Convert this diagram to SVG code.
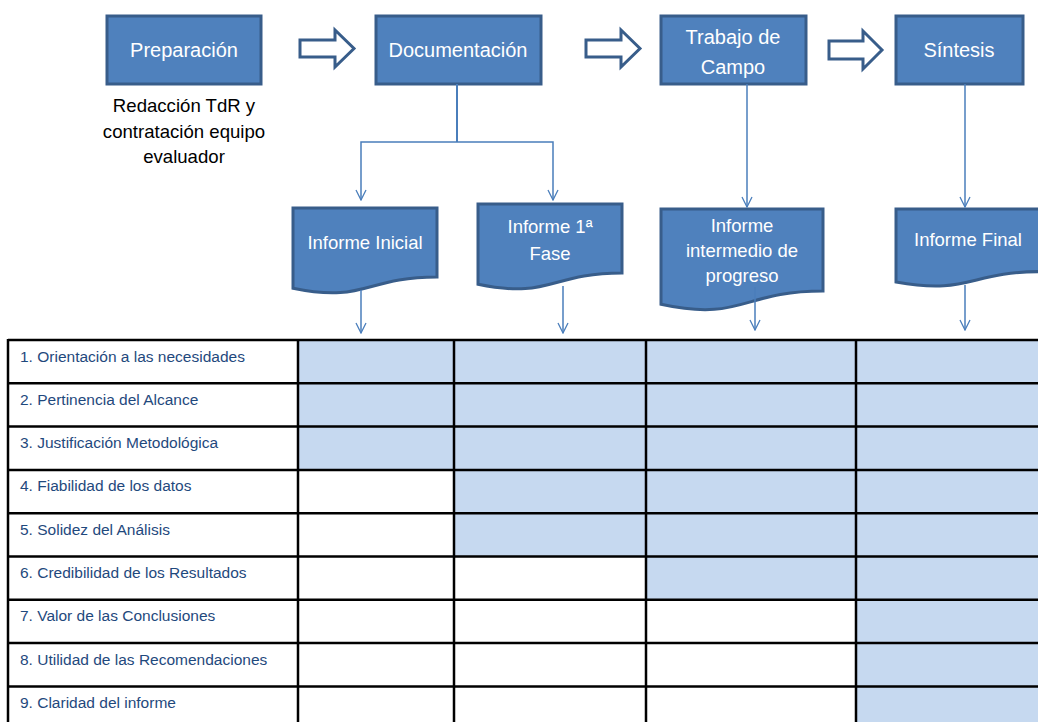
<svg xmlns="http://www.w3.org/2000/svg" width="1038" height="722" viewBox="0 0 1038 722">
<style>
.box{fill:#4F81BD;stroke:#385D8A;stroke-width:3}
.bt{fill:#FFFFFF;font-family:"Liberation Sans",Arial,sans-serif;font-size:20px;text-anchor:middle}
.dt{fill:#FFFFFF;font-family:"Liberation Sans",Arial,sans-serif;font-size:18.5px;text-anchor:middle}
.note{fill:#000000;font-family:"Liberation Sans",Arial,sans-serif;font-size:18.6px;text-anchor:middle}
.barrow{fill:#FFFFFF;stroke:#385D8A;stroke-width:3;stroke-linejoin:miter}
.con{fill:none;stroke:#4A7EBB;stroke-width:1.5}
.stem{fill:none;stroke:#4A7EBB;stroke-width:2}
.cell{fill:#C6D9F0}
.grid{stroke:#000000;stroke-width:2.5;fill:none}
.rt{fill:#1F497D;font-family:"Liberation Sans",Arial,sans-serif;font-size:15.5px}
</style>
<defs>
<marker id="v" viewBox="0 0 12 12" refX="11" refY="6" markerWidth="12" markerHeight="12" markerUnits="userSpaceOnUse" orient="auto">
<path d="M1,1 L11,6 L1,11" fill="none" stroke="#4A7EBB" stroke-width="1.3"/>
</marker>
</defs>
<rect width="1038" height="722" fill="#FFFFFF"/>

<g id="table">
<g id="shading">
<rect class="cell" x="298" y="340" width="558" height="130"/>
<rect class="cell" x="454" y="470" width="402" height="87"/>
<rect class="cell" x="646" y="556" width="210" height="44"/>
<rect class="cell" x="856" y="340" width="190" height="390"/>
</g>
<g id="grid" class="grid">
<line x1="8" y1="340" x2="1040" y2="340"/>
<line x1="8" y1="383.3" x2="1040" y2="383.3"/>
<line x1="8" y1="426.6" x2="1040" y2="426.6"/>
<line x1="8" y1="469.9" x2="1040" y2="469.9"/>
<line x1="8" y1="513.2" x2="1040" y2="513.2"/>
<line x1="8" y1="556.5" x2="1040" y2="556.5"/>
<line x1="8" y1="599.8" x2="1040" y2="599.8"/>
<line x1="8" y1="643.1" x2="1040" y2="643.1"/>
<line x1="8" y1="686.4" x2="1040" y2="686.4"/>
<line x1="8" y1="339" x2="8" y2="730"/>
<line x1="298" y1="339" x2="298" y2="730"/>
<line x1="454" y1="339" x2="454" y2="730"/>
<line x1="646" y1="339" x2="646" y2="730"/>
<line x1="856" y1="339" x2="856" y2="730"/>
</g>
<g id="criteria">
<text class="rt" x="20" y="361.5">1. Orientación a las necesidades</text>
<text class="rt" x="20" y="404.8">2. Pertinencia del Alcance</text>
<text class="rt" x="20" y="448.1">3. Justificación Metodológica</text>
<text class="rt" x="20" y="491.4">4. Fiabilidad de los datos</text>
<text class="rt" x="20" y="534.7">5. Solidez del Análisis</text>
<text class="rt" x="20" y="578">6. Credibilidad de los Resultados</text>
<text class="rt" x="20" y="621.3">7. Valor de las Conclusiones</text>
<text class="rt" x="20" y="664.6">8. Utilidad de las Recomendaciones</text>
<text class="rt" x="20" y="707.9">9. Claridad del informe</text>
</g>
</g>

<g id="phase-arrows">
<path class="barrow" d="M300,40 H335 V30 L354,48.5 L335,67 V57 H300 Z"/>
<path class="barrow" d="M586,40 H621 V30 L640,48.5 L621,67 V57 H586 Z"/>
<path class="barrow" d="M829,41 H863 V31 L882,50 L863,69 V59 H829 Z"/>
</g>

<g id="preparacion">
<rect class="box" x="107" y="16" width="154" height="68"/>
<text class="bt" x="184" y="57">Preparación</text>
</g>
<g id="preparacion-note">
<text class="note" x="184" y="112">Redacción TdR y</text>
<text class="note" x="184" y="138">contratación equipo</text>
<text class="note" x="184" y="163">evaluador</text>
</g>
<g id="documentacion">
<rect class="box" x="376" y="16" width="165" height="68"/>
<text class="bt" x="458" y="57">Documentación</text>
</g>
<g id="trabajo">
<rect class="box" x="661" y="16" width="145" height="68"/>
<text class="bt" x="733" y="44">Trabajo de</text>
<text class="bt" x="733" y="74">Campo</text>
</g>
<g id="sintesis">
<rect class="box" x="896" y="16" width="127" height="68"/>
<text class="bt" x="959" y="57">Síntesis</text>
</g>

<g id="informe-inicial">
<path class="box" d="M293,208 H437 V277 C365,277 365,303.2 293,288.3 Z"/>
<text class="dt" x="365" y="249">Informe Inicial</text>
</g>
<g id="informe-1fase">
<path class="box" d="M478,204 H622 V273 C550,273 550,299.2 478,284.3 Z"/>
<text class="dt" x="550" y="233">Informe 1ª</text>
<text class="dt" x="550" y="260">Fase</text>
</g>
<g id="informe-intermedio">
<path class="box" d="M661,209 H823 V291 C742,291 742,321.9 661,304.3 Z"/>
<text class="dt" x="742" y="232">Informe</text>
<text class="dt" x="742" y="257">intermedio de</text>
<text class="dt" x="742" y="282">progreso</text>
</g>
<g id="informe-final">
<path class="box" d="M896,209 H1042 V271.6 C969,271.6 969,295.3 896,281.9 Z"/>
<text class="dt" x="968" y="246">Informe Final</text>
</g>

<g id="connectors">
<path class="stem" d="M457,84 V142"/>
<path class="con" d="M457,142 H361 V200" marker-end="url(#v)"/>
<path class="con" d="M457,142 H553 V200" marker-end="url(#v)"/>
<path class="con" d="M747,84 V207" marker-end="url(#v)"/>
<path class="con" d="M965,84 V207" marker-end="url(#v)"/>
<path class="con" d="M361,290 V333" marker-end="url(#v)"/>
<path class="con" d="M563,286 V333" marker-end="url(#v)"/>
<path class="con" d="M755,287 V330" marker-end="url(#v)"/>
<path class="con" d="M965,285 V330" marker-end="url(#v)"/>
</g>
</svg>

- - -

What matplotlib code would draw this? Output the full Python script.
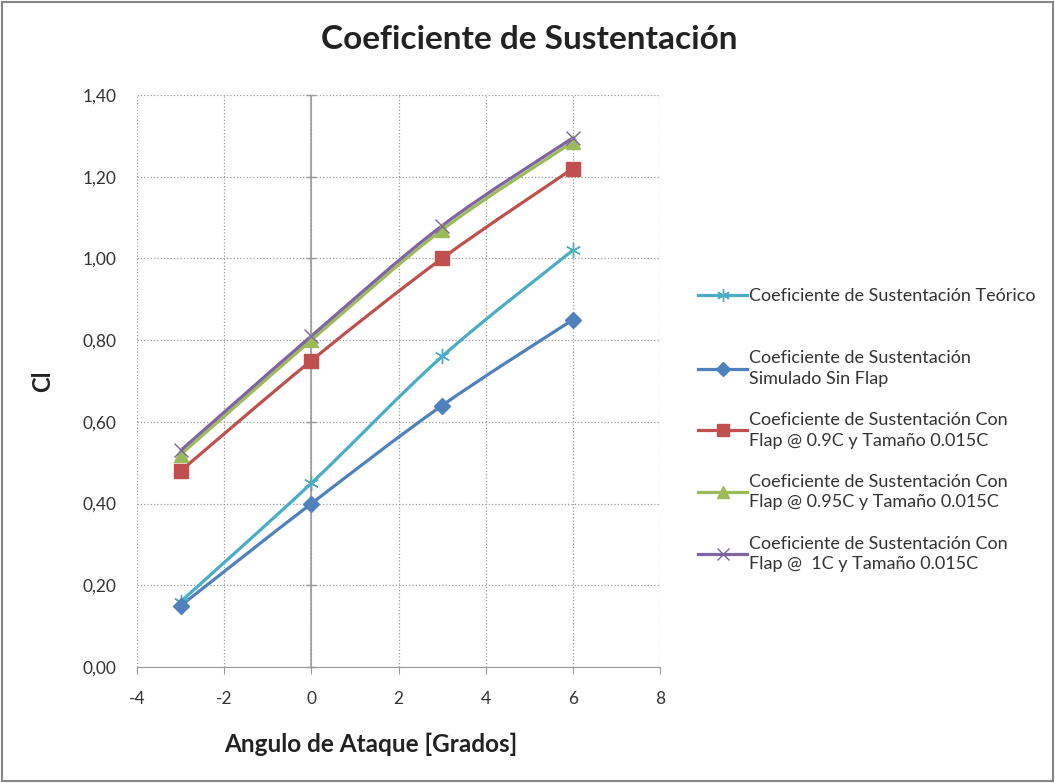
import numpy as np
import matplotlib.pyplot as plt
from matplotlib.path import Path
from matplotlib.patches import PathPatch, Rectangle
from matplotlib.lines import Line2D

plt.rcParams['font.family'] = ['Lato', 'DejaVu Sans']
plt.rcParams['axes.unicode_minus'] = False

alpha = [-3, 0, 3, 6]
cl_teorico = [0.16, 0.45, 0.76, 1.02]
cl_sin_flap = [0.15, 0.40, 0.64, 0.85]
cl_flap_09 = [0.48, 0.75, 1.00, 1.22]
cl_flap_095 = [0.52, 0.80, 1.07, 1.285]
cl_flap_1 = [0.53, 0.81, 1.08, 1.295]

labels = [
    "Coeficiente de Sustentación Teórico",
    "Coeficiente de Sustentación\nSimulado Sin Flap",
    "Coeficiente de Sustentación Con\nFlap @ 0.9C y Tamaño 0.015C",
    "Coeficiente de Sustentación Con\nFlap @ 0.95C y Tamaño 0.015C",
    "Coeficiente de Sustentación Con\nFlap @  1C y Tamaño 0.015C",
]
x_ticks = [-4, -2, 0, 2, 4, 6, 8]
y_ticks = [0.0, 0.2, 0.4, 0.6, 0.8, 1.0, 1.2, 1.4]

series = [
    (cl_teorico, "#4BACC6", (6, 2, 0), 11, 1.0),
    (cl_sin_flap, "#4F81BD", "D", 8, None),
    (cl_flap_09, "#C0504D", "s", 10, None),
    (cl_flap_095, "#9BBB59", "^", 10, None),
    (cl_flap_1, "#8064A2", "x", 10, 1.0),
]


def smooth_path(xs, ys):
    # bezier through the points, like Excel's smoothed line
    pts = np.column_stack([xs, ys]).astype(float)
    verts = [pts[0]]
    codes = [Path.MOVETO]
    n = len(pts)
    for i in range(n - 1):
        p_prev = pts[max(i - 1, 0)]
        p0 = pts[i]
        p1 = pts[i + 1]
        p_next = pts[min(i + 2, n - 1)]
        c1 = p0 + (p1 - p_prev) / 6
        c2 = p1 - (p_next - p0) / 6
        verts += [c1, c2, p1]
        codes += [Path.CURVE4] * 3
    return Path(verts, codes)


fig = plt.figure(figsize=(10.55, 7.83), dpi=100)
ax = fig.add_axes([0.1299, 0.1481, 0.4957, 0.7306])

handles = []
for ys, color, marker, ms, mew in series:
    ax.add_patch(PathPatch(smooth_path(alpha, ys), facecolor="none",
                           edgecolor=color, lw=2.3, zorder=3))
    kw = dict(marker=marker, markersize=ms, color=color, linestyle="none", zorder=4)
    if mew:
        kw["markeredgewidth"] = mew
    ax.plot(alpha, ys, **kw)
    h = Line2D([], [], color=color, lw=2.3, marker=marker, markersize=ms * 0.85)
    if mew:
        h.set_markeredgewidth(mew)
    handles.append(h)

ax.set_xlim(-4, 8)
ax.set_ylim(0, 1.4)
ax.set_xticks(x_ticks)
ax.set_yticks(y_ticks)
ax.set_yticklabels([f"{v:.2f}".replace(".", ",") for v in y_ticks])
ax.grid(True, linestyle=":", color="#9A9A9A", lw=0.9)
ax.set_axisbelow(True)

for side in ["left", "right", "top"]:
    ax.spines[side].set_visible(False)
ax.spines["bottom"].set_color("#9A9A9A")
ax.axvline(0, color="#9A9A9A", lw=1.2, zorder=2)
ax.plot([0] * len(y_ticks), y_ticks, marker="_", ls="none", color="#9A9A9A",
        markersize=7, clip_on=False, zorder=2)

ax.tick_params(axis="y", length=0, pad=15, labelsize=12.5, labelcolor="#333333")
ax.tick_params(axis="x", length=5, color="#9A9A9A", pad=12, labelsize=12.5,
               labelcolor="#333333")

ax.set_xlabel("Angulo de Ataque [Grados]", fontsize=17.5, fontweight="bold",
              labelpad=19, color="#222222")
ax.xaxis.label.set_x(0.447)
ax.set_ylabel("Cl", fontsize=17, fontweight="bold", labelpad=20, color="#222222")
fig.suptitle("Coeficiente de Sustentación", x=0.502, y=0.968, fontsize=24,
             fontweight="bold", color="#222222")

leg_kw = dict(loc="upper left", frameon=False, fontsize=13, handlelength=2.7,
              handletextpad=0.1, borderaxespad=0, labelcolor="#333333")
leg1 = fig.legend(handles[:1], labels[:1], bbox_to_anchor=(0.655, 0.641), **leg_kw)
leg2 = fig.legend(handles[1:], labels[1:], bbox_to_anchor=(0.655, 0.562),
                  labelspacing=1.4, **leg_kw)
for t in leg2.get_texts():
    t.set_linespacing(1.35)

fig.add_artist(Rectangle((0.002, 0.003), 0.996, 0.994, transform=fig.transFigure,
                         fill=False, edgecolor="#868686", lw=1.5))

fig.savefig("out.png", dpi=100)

- - -

#### WHAT YOU ARE ASKED TO DO:
Pictures are excluded. Repeat exactly the lines from the one containing "What matplotlib code" to the one containing "ax = fig.add_axes([0.1299, 0.1481, 0.4957, 0.7306])", inclusive.

#### THE REPLY:
What matplotlib code would draw this? Output the full Python script.
import numpy as np
import matplotlib.pyplot as plt
from matplotlib.path import Path
from matplotlib.patches import PathPatch, Rectangle
from matplotlib.lines import Line2D

plt.rcParams['font.family'] = ['Lato', 'DejaVu Sans']
plt.rcParams['axes.unicode_minus'] = False

alpha = [-3, 0, 3, 6]
cl_teorico = [0.16, 0.45, 0.76, 1.02]
cl_sin_flap = [0.15, 0.40, 0.64, 0.85]
cl_flap_09 = [0.48, 0.75, 1.00, 1.22]
cl_flap_095 = [0.52, 0.80, 1.07, 1.285]
cl_flap_1 = [0.53, 0.81, 1.08, 1.295]

labels = [
    "Coeficiente de Sustentación Teórico",
    "Coeficiente de Sustentación\nSimulado Sin Flap",
    "Coeficiente de Sustentación Con\nFlap @ 0.9C y Tamaño 0.015C",
    "Coeficiente de Sustentación Con\nFlap @ 0.95C y Tamaño 0.015C",
    "Coeficiente de Sustentación Con\nFlap @  1C y Tamaño 0.015C",
]
x_ticks = [-4, -2, 0, 2, 4, 6, 8]
y_ticks = [0.0, 0.2, 0.4, 0.6, 0.8, 1.0, 1.2, 1.4]

series = [
    (cl_teorico, "#4BACC6", (6, 2, 0), 11, 1.0),
    (cl_sin_flap, "#4F81BD", "D", 8, None),
    (cl_flap_09, "#C0504D", "s", 10, None),
    (cl_flap_095, "#9BBB59", "^", 10, None),
    (cl_flap_1, "#8064A2", "x", 10, 1.0),
]


def smooth_path(xs, ys):
    # bezier through the points, like Excel's smoothed line
    pts = np.column_stack([xs, ys]).astype(float)
    verts = [pts[0]]
    codes = [Path.MOVETO]
    n = len(pts)
    for i in range(n - 1):
        p_prev = pts[max(i - 1, 0)]
        p0 = pts[i]
        p1 = pts[i + 1]
        p_next = pts[min(i + 2, n - 1)]
        c1 = p0 + (p1 - p_prev) / 6
        c2 = p1 - (p_next - p0) / 6
        verts += [c1, c2, p1]
        codes += [Path.CURVE4] * 3
    return Path(verts, codes)


fig = plt.figure(figsize=(10.55, 7.83), dpi=100)
ax = fig.add_axes([0.1299, 0.1481, 0.4957, 0.7306])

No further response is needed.